**WRITTEN EXERCISE:**
Retype the opening lines of the data exactly, stopping after the line that contains "from matplotlib.ticker import". Skip every picture.

**COLLECTED MATERIAL:**
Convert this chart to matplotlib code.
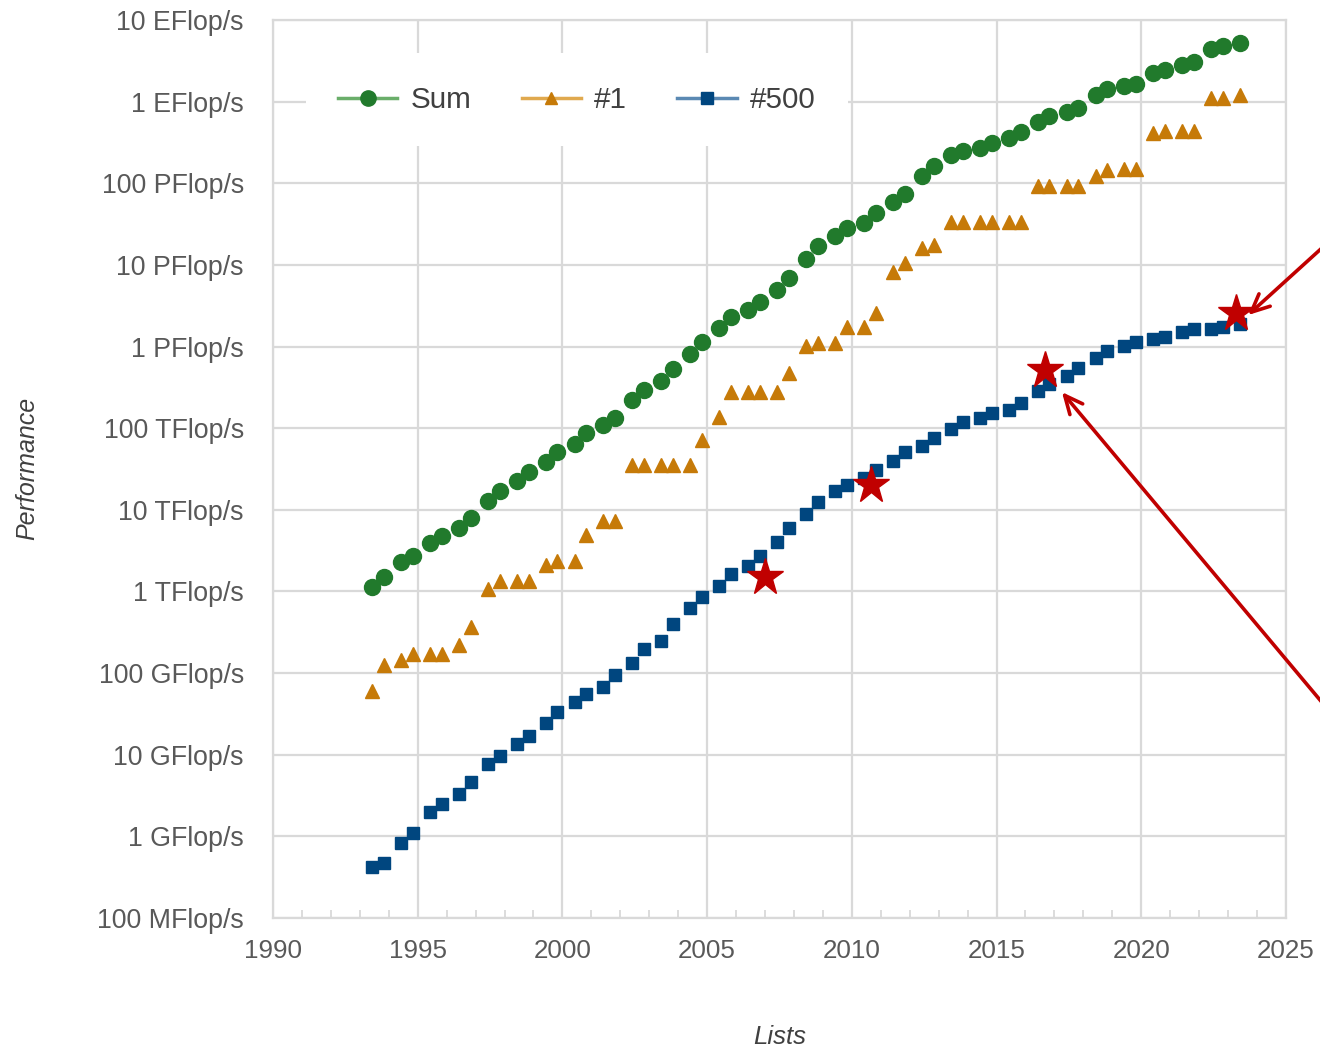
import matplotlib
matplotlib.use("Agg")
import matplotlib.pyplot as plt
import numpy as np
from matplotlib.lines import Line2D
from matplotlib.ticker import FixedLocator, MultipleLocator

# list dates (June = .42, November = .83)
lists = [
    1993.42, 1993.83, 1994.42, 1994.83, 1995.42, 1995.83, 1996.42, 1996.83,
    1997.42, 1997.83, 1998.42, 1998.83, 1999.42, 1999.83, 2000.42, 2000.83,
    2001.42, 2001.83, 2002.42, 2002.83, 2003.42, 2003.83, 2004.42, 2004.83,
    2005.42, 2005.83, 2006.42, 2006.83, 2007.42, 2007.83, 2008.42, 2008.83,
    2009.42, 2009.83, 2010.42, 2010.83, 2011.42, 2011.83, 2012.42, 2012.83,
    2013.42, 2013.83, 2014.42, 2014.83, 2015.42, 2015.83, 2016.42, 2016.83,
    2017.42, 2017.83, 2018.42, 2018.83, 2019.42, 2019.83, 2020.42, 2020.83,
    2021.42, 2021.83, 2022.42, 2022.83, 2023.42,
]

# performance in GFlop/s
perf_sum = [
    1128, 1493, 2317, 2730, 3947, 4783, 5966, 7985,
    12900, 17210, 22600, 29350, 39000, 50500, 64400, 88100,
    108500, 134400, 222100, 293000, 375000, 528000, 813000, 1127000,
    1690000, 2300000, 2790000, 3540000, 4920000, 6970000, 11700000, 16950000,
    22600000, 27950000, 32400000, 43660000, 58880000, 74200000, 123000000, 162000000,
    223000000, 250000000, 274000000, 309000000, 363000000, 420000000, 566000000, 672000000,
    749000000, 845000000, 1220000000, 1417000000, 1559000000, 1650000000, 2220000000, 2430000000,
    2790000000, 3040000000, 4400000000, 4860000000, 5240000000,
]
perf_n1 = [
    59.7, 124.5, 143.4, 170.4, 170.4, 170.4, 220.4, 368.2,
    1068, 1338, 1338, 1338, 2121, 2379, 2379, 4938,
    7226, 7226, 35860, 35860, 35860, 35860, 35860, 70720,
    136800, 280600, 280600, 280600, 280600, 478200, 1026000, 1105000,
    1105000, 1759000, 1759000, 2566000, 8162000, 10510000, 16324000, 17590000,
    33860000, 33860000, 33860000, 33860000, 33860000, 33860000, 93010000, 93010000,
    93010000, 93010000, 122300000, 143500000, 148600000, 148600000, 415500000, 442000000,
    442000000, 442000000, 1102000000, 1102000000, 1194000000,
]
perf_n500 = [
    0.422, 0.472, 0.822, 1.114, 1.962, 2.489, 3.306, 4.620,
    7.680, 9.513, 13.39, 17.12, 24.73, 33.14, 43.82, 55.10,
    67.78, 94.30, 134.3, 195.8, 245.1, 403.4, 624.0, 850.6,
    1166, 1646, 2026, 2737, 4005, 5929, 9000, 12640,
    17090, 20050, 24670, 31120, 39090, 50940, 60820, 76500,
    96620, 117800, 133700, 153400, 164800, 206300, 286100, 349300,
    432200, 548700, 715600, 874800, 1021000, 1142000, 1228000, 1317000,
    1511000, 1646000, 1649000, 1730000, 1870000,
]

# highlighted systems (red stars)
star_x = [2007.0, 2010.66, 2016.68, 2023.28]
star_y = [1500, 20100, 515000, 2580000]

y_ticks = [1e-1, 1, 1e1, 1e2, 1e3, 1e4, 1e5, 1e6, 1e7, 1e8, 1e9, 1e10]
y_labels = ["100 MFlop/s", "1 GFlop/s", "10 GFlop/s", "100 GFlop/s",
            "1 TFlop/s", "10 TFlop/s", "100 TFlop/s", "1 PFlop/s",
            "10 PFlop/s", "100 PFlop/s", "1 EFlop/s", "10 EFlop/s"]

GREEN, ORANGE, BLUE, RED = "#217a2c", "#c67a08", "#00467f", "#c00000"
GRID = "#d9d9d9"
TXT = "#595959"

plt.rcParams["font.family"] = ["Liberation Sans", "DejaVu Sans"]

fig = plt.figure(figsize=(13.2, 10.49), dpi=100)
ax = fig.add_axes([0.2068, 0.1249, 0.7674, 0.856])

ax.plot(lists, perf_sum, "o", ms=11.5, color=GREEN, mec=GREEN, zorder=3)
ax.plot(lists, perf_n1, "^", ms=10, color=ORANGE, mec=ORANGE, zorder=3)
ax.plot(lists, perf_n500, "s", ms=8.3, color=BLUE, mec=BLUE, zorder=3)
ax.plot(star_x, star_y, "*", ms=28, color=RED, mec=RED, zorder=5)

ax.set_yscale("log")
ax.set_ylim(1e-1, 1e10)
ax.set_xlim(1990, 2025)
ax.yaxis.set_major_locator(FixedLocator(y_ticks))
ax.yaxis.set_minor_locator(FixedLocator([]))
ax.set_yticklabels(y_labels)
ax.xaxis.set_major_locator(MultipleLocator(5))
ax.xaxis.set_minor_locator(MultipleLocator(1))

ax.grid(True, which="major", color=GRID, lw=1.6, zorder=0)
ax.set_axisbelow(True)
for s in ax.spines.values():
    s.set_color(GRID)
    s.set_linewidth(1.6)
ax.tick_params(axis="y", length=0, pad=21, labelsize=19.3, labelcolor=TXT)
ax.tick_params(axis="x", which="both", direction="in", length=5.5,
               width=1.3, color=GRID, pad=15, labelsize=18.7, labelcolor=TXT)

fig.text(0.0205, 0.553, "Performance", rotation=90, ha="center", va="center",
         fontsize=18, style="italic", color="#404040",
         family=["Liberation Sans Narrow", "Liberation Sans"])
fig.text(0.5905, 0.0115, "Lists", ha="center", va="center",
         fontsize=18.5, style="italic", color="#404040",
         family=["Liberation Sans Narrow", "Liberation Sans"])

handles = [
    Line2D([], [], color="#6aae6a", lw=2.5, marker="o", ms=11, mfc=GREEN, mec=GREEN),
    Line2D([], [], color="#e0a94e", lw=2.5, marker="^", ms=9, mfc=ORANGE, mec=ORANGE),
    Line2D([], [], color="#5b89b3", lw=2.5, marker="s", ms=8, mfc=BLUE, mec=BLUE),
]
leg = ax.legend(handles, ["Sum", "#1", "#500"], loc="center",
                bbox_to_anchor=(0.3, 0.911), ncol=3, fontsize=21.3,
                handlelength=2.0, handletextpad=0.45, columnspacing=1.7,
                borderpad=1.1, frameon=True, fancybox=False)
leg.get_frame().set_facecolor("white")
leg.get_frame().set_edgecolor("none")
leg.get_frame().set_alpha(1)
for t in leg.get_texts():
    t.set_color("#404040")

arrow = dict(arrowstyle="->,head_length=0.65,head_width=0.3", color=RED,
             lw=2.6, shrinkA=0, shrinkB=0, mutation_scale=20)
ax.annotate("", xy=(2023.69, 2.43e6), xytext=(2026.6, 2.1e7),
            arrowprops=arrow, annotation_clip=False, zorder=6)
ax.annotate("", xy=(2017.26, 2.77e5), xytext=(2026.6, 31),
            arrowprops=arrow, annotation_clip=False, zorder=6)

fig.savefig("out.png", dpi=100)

**OUTPUT BELOW:**
Convert this chart to matplotlib code.
import matplotlib
matplotlib.use("Agg")
import matplotlib.pyplot as plt
import numpy as np
from matplotlib.lines import Line2D
from matplotlib.ticker import FixedLocator, MultipleLocator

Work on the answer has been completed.